Return the lines that follow, exactly as they appear, from the first through the one containing "Sans', 'Noto Sans"; no pictures are to be included.

Available data:
# # # #

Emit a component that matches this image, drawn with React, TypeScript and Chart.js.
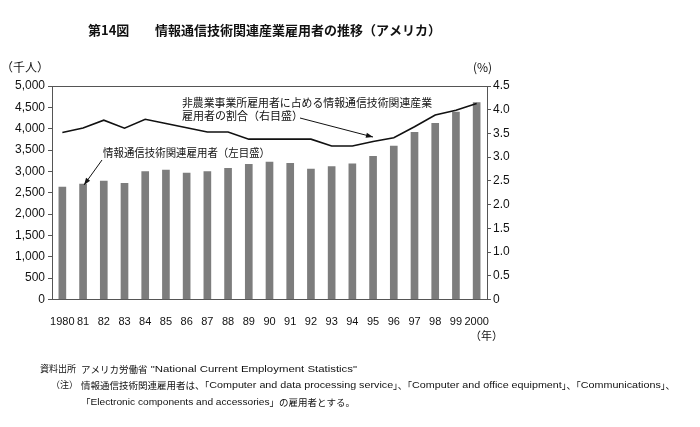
import React, { useEffect, useRef } from "react";
import { Chart, registerables } from "chart.js";

Chart.register(...registerables);

const years = ["1980", "81", "82", "83", "84", "85", "86", "87", "88", "89", "90", "91", "92", "93", "94", "95", "96", "97", "98", "99", "2000"];
const employees = [2635, 2705, 2775, 2721, 2993, 3033, 2963, 2993, 3072, 3166, 3220, 3189, 3056, 3110, 3180, 3353, 3595, 3915, 4126, 4391, 4610];
const sharePct = [3.52, 3.615, 3.78, 3.61, 3.8, 3.71, 3.62, 3.53, 3.53, 3.38, 3.38, 3.38, 3.38, 3.235, 3.235, 3.33, 3.41, 3.64, 3.89, 3.99, 4.13];

const titleNo = "第14図";
const titleText = "情報通信技術関連産業雇用者の推移（アメリカ）";
const leftUnit = "（千人）";
const rightUnit = "(%)";
const xUnit = "（年）";
const shareLabel1 = "非農業事業所雇用者に占める情報通信技術関連産業";
const shareLabel2 = "雇用者の割合（右目盛）";
const empLabel = "情報通信技術関連雇用者（左目盛）";
const srcHead = "資料出所";
const srcText = "アメリカ労働省 \"National Current Employment Statistics\"";
const noteHead = "（注）";
const noteText1 = "情報通信技術関連雇用者は、「Computer and data processing service」、「Computer and office equipment」、「Communications」、";
const noteText2 = "「Electronic components and accessories」の雇用者とする。";

const JP = "'Noto Sans CJK JP', 'Liberation Sans', sans-serif";
const SANS = "'Liberation Sans', 'Noto Sans CJK JP', sans-serif";

function txt(ctx: CanvasRenderingContext2D, s: string, x: number, y: number, font: string, width?: number) {
  ctx.save();
  ctx.font = font;
  ctx.fillStyle = "#111";
  ctx.textBaseline = "middle";
  ctx.textAlign = "left";
  if (width) {
    const w = ctx.measureText(s).width;
    ctx.translate(x, y);
    ctx.scale(width / w, 1);
    ctx.fillText(s, 0, 0);
  } else {
    ctx.fillText(s, x, y);
  }
  ctx.restore();
}

// Mixed text: CJK runs drawn at natural width, Latin runs condensed to reach the target width
function mixed(ctx: CanvasRenderingContext2D, s: string, x: number, y: number, size: number, width: number) {
  const runs: { t: string; cjk: boolean }[] = [];
  for (const ch of s) {
    const cjk = /[\u3000-\u9fff\uff00-\uffef]/.test(ch);
    if (runs.length && runs[runs.length - 1].cjk === cjk) runs[runs.length - 1].t += ch;
    else runs.push({ t: ch, cjk });
  }
  ctx.save();
  ctx.fillStyle = "#111";
  ctx.textBaseline = "middle";
  ctx.textAlign = "left";
  const jf = `${size}px ${JP}`;
  const lf = `${size}px ${SANS}`;
  let cw = 0, lw = 0;
  for (const r of runs) {
    ctx.font = r.cjk ? jf : lf;
    const w = ctx.measureText(r.t).width;
    if (r.cjk) cw += w; else lw += w;
  }
  const k = lw > 0 ? Math.max(0.5, Math.min(1.2, (width - cw) / lw)) : 1;
  let cx = x;
  for (const r of runs) {
    ctx.font = r.cjk ? jf : lf;
    const w = ctx.measureText(r.t).width;
    ctx.save();
    ctx.translate(cx, y);
    if (!r.cjk) ctx.scale(k, 1);
    ctx.fillText(r.t, 0, 0);
    ctx.restore();
    cx += r.cjk ? w : w * k;
  }
  ctx.restore();
}

function arrow(ctx: CanvasRenderingContext2D, x1: number, y1: number, x2: number, y2: number) {
  ctx.save();
  ctx.strokeStyle = "#111";
  ctx.fillStyle = "#111";
  ctx.lineWidth = 1;
  ctx.beginPath();
  ctx.moveTo(x1, y1);
  ctx.lineTo(x2, y2);
  ctx.stroke();
  const a = Math.atan2(y2 - y1, x2 - x1);
  const L = 7, W = 2.5;
  ctx.beginPath();
  ctx.moveTo(x2, y2);
  ctx.lineTo(x2 - L * Math.cos(a) + W * Math.sin(a), y2 - L * Math.sin(a) - W * Math.cos(a));
  ctx.lineTo(x2 - L * Math.cos(a) - W * Math.sin(a), y2 - L * Math.sin(a) + W * Math.cos(a));
  ctx.closePath();
  ctx.fill();
  ctx.restore();
}

const textPlugin = {
  id: "texts",
  afterDraw(chart: any) {
    const ctx: CanvasRenderingContext2D = chart.ctx;
    const ca = chart.chartArea;
    ctx.save();
    ctx.strokeStyle = "#555";
    ctx.lineWidth = 1;
    ctx.beginPath();
    ctx.moveTo(ca.left, ca.top + 0.5);
    ctx.lineTo(ca.right, ca.top + 0.5);
    ctx.stroke();
    ctx.restore();

    txt(ctx, titleNo, 88, 30, `bold 13px ${JP}`);
    txt(ctx, titleText, 155, 30, `bold 13px ${JP}`);
    txt(ctx, leftUnit, 1, 67, `12px ${JP}`);
    txt(ctx, rightUnit, 473, 67, `12px ${JP}`);
    txt(ctx, xUnit, 470, 336, `11px ${JP}`);

    txt(ctx, shareLabel1, 182, 103, `11px ${JP}`, 250);
    txt(ctx, shareLabel2, 182, 115.5, `11px ${JP}`);
    txt(ctx, empLabel, 103, 153, `11px ${JP}`, 167);

    arrow(ctx, 300, 118, 373, 137);
    arrow(ctx, 102, 160, 84, 185);

    txt(ctx, srcHead, 40, 369, `9px ${JP}`);
    mixed(ctx, srcText, 81, 369, 9.5, 298);
    txt(ctx, noteHead, 51, 385, `9px ${JP}`);
    mixed(ctx, noteText1, 81, 385, 9.5, 594);
    mixed(ctx, noteText2, 81, 402, 9.5, 274);
  },
};

export default function App() {
  const ref = useRef<HTMLCanvasElement>(null);
  useEffect(() => {
    if (!ref.current) return;
    const chart = new Chart(ref.current, {
      type: "bar",
      data: {
        labels: years,
        datasets: [
          {
            type: "line",
            data: sharePct,
            yAxisID: "y1",
            borderColor: "#111",
            borderWidth: 1.6,
            pointRadius: 0,
            tension: 0,
            order: 1,
          } as any,
          {
            type: "bar",
            data: employees,
            yAxisID: "y",
            backgroundColor: "#7d7d7d",
            borderWidth: 0,
            barThickness: 7,
            order: 2,
          },
        ],
      },
      options: {
        responsive: false,
        animation: false,
        layout: { padding: { top: 86, left: 0, right: 0, bottom: 0 } },
        plugins: { legend: { display: false }, tooltip: { enabled: false }, title: { display: false } },
        scales: {
          x: {
            grid: { display: false },
            border: { display: true, color: "#555", width: 1 },
            ticks: { color: "#111", font: { family: SANS, size: 11 }, padding: 8, maxRotation: 0, autoSkip: false },
            afterFit: (s: any) => { s.height = 127.5; },
          },
          y: {
            position: "left",
            min: 0,
            max: 5000,
            grid: { drawOnChartArea: false, drawTicks: true, tickLength: 4, color: "#555" },
            border: { display: true, color: "#555", width: 1 },
            ticks: {
              stepSize: 500,
              color: "#111",
              font: { family: SANS, size: 12 },
              padding: 3,
              callback: (v: any) => Number(v).toLocaleString("en-US"),
            },
            afterFit: (s: any) => { s.width = 52; },
          },
          y1: {
            position: "right",
            min: 0,
            max: 4.5,
            grid: { drawOnChartArea: false, drawTicks: true, tickLength: 4, color: "#555" },
            border: { display: true, color: "#555", width: 1 },
            ticks: {
              stepSize: 0.5,
              color: "#111",
              font: { family: SANS, size: 12 },
              padding: 2,
              callback: (v: any) => (Number(v) === 0 ? "0" : Number(v).toFixed(1)),
            },
            afterFit: (s: any) => { s.width = 213; },
          },
        },
      },
      plugins: [textPlugin],
    });
    return () => chart.destroy();
  }, []);
  return (
    <div style={{ position: "absolute", left: 0, top: 0, width: 700, height: 427, background: "#fff" }}>
      <canvas ref={ref} width={700} height={427} />
    </div>
  );
}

# # # #

Completed task:
Emit a component that matches this image, drawn with React, TypeScript and Chart.js.
import React, { useEffect, useRef } from "react";
import { Chart, registerables } from "chart.js";

Chart.register(...registerables);

const years = ["1980", "81", "82", "83", "84", "85", "86", "87", "88", "89", "90", "91", "92", "93", "94", "95", "96", "97", "98", "99", "2000"];
const employees = [2635, 2705, 2775, 2721, 2993, 3033, 2963, 2993, 3072, 3166, 3220, 3189, 3056, 3110, 3180, 3353, 3595, 3915, 4126, 4391, 4610];
const sharePct = [3.52, 3.615, 3.78, 3.61, 3.8, 3.71, 3.62, 3.53, 3.53, 3.38, 3.38, 3.38, 3.38, 3.235, 3.235, 3.33, 3.41, 3.64, 3.89, 3.99, 4.13];

const titleNo = "第14図";
const titleText = "情報通信技術関連産業雇用者の推移（アメリカ）";
const leftUnit = "（千人）";
const rightUnit = "(%)";
const xUnit = "（年）";
const shareLabel1 = "非農業事業所雇用者に占める情報通信技術関連産業";
const shareLabel2 = "雇用者の割合（右目盛）";
const empLabel = "情報通信技術関連雇用者（左目盛）";
const srcHead = "資料出所";
const srcText = "アメリカ労働省 \"National Current Employment Statistics\"";
const noteHead = "（注）";
const noteText1 = "情報通信技術関連雇用者は、「Computer and data processing service」、「Computer and office equipment」、「Communications」、";
const noteText2 = "「Electronic components and accessories」の雇用者とする。";

const JP = "'Noto Sans CJK JP', 'Liberation Sans', sans-serif";
const SANS = "'Liberation Sans', 'Noto Sans CJK JP', sans-serif";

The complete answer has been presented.